### EXERCISE PROMPT
From the listing below, pull out the lines that hold "this".

### MATERIAL
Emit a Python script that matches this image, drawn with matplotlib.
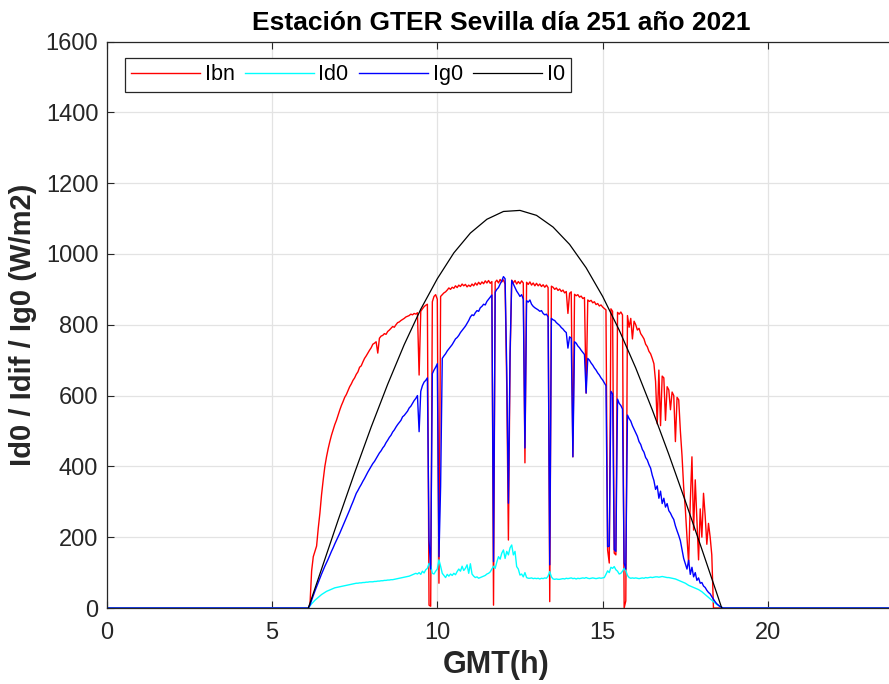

* * *

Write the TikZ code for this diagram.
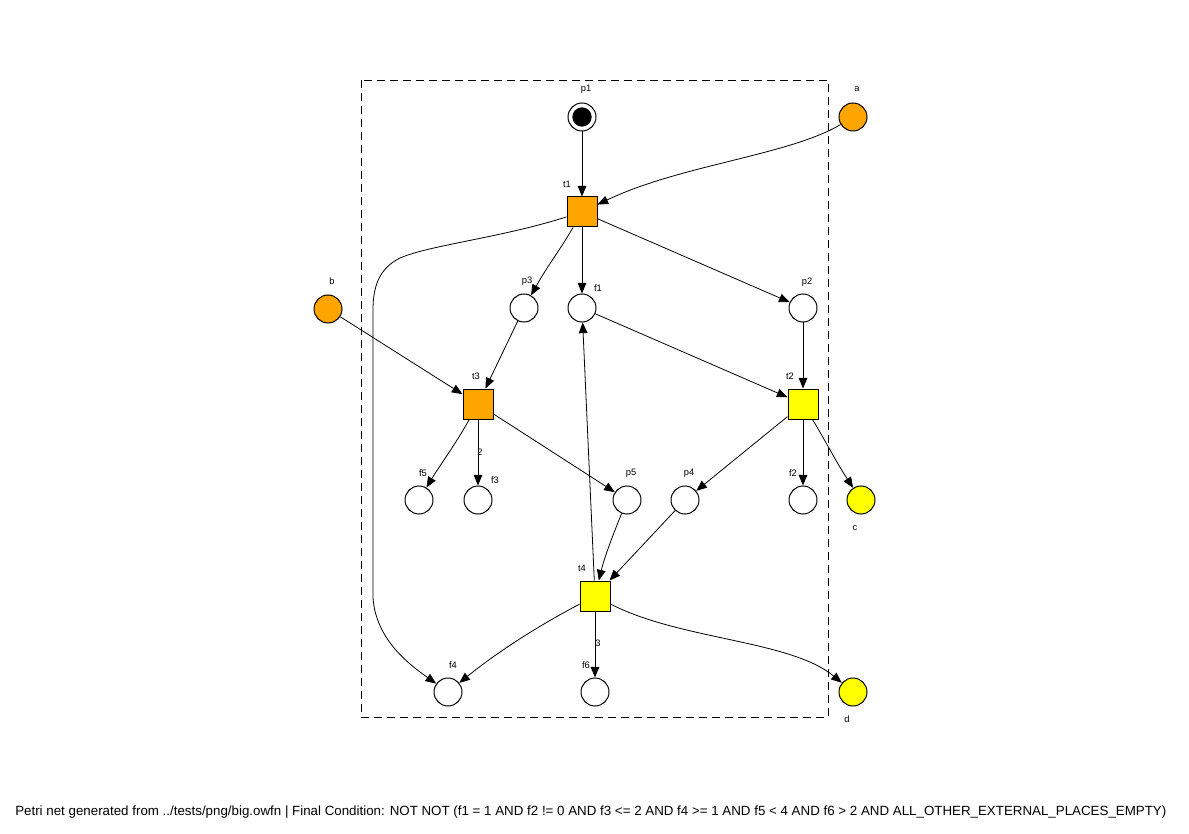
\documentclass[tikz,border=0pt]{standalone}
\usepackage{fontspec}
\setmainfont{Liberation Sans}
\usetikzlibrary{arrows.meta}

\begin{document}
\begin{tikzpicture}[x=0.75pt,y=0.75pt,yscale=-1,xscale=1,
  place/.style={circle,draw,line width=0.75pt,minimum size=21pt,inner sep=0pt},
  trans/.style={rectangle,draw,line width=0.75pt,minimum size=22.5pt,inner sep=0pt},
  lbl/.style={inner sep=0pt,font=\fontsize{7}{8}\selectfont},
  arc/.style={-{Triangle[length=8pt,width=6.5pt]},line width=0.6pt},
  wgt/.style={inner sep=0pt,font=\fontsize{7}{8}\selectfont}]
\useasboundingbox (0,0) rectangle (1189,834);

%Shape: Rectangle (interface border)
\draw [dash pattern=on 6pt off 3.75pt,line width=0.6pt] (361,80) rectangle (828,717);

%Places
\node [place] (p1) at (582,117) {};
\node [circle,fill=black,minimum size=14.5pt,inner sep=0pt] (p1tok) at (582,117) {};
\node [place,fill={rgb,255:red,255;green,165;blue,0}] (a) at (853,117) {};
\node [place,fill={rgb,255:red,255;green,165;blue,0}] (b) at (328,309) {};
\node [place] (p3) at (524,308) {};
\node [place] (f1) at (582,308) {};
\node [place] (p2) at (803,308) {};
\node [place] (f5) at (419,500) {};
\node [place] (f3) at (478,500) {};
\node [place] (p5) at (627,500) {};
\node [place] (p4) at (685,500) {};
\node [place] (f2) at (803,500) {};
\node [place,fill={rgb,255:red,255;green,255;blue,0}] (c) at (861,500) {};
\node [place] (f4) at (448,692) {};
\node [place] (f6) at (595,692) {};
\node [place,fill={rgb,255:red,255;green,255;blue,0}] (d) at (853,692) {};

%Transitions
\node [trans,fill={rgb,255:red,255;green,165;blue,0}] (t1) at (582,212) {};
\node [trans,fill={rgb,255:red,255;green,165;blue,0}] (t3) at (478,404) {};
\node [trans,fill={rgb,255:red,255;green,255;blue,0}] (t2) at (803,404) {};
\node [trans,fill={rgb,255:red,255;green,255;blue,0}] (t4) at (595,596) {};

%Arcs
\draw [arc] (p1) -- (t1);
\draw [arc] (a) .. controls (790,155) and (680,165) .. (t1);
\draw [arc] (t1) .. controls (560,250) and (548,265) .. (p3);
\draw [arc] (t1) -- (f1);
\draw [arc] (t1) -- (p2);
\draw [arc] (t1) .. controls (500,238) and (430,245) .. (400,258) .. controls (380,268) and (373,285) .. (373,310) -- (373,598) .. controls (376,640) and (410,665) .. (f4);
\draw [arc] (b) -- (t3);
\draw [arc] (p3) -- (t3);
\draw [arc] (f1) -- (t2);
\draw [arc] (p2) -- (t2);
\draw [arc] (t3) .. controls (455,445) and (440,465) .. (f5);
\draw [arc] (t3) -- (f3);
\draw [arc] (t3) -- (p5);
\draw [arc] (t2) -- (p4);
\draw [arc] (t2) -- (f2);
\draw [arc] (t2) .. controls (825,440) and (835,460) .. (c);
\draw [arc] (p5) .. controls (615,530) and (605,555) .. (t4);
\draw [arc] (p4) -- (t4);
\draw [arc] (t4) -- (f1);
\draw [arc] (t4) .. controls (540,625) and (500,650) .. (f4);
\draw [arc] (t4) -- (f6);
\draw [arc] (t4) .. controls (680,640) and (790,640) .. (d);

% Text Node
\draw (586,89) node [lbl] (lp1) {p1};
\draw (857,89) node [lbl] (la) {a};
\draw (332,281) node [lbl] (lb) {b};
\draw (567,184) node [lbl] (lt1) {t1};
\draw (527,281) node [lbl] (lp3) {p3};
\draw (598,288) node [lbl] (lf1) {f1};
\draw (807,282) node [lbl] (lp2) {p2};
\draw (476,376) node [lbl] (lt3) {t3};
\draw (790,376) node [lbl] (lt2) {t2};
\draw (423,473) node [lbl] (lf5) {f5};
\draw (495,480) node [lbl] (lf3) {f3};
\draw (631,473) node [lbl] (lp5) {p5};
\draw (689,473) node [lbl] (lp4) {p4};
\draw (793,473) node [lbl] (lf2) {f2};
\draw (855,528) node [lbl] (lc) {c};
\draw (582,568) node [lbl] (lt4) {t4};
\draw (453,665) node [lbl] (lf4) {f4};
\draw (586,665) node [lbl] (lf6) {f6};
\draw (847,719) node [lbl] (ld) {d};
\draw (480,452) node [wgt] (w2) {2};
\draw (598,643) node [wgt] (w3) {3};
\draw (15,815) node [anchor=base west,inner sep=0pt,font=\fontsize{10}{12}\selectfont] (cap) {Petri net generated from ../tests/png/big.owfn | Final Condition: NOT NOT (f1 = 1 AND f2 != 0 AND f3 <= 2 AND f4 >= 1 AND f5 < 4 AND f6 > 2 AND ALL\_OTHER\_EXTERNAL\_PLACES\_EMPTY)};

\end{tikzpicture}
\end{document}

...

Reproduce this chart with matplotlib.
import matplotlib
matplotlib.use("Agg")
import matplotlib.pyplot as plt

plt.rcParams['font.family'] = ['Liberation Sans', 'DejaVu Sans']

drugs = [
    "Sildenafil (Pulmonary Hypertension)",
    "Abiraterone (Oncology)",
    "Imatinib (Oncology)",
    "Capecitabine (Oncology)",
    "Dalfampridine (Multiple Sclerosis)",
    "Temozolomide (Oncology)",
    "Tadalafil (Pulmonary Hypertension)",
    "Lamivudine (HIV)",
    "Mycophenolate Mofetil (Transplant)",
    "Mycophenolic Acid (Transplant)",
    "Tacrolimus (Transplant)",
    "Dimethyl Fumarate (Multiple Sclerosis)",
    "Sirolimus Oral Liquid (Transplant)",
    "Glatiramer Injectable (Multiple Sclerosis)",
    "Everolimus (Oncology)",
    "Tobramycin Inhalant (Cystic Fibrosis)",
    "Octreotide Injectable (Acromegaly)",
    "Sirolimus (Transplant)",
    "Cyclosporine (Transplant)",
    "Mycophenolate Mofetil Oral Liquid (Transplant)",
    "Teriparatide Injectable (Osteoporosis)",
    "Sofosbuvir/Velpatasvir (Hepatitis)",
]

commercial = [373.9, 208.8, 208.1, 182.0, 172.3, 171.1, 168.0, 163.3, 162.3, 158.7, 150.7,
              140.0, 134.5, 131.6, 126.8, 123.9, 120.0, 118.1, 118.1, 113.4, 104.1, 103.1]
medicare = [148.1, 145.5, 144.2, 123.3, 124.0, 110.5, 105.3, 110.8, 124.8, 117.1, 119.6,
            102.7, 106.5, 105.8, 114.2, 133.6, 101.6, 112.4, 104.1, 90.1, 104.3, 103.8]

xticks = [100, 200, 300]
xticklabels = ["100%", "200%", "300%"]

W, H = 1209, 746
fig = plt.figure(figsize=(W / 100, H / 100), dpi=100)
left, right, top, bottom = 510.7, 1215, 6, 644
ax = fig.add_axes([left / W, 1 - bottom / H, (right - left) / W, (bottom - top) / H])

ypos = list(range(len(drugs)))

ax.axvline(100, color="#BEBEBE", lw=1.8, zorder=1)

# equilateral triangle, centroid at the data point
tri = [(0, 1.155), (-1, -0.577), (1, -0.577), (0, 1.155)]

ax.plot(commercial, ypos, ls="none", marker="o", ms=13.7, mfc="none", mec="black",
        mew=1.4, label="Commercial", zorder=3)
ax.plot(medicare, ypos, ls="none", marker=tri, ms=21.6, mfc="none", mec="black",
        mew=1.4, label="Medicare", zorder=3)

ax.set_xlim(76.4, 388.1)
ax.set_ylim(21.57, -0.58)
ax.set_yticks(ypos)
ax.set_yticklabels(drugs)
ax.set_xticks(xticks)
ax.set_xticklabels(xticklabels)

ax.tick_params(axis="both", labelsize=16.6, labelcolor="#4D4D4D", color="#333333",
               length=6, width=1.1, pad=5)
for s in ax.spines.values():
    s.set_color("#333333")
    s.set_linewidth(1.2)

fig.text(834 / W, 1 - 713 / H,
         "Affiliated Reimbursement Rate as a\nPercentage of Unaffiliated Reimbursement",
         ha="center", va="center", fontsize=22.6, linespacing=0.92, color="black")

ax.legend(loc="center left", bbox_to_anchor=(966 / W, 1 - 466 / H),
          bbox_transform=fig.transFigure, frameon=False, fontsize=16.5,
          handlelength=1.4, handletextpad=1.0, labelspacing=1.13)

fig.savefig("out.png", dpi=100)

### TASK RESULT
Emit a Python script that matches this image, drawn with matplotlib.
Write the TikZ code for this diagram.
Reproduce this chart with matplotlib.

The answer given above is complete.